The latest research team — which also included scientists from the University of Texas at Austin, University of Akron, Peking University and the Beijing Museum of Natural History — decided to use the same procedures to closely examine a fossil of Anchiornis huxleyi, recently described in Liaoning Province, People's Republic of China. The area has been a gold mine for paleontologists and, among other things, provided abundant evidence confirming a once-controversial theory that modern birds are descendants of theropod dinosaurs.

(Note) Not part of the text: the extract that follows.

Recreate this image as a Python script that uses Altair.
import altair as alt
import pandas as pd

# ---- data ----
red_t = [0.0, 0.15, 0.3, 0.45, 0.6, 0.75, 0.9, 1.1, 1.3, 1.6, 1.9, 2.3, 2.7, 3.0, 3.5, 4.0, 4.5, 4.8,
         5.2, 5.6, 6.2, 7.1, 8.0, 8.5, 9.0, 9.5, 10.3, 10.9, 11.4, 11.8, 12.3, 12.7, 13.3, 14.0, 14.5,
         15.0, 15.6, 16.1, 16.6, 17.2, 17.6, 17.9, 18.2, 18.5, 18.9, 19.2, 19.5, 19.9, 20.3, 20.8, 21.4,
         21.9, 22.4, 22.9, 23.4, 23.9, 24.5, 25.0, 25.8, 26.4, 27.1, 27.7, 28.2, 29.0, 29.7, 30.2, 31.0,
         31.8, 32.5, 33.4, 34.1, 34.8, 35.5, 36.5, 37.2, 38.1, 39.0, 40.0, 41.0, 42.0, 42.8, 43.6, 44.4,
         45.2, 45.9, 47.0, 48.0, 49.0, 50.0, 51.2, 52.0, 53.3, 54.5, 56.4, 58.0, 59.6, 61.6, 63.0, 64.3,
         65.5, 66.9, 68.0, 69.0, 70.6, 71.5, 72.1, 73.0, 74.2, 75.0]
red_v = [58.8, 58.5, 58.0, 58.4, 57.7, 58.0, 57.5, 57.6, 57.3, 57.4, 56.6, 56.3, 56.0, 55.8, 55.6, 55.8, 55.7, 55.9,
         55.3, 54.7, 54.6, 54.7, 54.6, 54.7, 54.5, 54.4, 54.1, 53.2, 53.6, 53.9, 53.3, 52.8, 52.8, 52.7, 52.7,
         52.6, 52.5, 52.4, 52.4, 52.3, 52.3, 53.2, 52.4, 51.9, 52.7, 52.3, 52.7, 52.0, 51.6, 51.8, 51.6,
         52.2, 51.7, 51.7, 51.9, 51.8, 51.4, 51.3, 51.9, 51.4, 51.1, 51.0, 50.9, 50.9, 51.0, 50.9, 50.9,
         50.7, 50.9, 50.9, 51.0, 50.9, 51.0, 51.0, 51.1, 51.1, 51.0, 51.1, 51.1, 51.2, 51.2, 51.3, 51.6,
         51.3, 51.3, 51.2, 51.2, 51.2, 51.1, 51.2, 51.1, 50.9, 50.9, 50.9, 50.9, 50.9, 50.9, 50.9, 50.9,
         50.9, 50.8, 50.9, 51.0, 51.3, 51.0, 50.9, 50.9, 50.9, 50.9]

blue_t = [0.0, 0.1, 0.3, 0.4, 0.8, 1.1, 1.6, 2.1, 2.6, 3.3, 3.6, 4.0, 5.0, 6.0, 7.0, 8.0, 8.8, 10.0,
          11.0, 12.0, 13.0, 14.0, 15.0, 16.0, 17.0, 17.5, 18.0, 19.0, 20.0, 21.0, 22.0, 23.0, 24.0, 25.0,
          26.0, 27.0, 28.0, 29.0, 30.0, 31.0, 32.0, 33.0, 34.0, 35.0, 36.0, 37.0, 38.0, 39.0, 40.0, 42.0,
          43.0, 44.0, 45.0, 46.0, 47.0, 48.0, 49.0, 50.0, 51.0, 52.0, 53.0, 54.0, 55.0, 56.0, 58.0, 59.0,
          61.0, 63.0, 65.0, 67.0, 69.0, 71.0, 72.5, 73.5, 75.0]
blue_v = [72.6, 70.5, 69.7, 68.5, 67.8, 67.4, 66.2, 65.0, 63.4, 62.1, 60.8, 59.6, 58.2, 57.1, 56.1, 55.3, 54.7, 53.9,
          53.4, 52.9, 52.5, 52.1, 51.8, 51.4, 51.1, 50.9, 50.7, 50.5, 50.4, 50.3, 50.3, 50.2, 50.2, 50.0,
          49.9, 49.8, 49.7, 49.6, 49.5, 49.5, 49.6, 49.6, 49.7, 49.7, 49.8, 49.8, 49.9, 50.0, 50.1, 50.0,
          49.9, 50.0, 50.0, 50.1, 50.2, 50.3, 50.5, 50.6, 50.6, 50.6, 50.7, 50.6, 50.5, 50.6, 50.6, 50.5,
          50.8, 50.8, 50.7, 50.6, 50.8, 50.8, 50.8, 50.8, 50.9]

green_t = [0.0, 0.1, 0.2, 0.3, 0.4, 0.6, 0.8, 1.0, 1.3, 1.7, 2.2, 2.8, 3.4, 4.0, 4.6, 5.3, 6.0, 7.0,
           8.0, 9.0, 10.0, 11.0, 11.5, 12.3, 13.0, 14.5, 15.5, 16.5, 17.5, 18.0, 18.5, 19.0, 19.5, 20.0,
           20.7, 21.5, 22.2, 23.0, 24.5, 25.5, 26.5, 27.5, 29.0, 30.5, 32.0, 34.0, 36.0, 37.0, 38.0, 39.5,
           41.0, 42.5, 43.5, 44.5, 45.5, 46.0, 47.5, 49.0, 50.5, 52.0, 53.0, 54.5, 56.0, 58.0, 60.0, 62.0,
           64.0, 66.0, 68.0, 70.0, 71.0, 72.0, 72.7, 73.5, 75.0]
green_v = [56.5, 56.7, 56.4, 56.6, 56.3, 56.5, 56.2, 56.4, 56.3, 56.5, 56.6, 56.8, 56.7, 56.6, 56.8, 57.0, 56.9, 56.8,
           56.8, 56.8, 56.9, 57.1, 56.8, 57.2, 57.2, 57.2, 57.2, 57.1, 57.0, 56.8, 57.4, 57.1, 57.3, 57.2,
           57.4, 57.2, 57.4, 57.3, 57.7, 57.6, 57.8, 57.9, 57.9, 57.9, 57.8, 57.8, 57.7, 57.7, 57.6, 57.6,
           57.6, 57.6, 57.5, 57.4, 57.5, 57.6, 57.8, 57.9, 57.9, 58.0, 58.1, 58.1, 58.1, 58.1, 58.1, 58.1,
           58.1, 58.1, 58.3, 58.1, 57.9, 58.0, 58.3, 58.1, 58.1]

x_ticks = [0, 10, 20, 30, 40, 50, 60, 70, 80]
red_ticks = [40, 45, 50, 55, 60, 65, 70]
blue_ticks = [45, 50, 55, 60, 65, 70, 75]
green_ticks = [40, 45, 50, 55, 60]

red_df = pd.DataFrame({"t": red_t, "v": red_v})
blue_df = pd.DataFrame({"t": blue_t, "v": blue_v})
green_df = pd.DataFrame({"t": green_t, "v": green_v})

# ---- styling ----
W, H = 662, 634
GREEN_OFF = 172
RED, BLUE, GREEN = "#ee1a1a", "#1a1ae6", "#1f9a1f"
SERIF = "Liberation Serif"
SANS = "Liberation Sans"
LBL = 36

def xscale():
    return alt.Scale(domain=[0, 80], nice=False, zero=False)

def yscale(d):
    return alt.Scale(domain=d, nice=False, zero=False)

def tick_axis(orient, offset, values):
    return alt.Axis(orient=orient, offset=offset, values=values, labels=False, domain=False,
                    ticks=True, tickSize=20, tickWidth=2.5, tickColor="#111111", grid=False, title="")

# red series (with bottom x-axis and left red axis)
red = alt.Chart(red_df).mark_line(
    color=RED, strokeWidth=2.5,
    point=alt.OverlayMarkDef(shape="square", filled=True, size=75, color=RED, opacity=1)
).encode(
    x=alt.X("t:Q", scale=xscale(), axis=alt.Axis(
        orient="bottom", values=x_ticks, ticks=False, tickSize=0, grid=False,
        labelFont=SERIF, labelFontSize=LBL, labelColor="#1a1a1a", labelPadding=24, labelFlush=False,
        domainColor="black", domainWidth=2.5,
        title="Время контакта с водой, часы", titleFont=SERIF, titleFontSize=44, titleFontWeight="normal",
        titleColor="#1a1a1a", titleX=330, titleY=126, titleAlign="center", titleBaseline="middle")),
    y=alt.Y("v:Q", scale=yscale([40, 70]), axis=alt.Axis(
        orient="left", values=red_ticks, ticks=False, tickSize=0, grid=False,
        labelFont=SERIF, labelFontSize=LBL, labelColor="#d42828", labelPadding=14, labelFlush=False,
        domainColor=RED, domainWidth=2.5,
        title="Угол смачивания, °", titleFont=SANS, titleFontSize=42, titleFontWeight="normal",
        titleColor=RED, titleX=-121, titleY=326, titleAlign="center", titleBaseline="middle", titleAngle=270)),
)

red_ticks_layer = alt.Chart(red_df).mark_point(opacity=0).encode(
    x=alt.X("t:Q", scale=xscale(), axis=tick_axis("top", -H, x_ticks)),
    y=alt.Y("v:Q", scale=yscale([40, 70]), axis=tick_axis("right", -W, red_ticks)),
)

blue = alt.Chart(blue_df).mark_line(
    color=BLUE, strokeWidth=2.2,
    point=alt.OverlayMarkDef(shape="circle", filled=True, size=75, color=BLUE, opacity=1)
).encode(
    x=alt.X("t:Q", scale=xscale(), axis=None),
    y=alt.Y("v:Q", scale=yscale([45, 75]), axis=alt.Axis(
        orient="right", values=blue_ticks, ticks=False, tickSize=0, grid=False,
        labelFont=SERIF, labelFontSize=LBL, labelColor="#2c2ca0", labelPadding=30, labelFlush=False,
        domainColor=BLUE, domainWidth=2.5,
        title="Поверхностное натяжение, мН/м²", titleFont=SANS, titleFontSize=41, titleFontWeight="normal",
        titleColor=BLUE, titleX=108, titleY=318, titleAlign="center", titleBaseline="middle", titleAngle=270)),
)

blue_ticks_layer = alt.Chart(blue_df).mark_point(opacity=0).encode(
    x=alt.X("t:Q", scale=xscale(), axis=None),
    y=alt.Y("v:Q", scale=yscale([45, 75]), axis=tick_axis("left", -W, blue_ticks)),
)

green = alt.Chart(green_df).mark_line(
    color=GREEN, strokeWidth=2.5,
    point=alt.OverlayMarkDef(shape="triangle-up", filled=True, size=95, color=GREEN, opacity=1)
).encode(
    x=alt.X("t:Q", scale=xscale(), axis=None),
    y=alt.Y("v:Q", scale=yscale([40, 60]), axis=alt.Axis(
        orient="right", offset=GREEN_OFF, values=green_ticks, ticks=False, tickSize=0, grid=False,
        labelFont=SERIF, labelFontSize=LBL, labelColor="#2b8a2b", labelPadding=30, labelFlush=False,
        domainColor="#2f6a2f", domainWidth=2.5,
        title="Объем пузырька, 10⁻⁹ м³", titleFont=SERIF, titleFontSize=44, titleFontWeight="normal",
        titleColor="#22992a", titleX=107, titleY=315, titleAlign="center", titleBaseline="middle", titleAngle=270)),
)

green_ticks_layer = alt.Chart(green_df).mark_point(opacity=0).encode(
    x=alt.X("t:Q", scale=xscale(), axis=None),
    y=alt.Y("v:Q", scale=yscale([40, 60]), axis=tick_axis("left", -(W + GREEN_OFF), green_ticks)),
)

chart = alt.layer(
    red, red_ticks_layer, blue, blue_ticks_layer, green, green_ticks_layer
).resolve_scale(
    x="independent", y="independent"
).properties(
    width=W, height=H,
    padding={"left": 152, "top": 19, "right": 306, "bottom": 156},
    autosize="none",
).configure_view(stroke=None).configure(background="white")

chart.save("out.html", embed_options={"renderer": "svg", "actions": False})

The Yale team and Julia Clarke, an associate professor of paleontology at the University of Texas at Austin's Jackson School of Geosciences, worked closely with Gao Keqin of Peking University and Li Quanguo and Meng Qingjin of the Beijing Museum of Natural History to select, sample and evaluate the anatomy and feathering of Anchiornis huxleyi, important in its own right as a new feathered dinosaur. The team's effort was funded by a special grant from the National Geographic Society and by the National Science Foundation.
The team closely examined 29 feather samples from the dinosaur and did an exhaustive measurement and location of melanosomes within the feathers. The team then did a statistical analysis of how those melanosomes compared to the types of melanosomes known to create particular colors in living birds, using data compiled by Matt Shawkey and colleagues at the University of Akron. The analysis allowed scientists to discern with 90 percent certainty the colors of individual feathers and, therefore, the colorful patterns of an extinct animal.

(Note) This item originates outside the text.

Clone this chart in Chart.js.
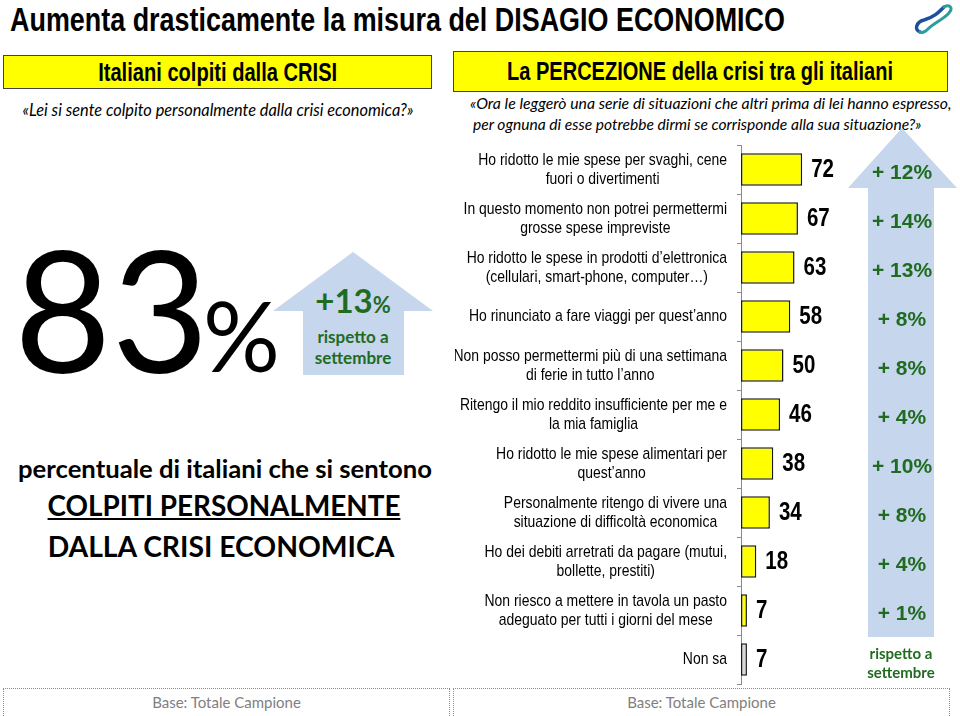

The research adds significant weight to the idea that dinosaurs first evolved feathers not for flight but for some other purposes.
"This means a color-patterning function — for example, camouflage or display — must have had a key role in the early evolution of feathers in dinosaurs, and was just as important as evolving flight or improved aerodynamic function," Clarke said.
The new discoveries provide a wealth of insights into the compelling history of feather evolution in dinosaurs prior to the origin of modern birds. The study documents that color patterning within feathers and among feathers evolved earlier than previously believed. Further, these results indicate dinosaur feathers may have evolved for communication.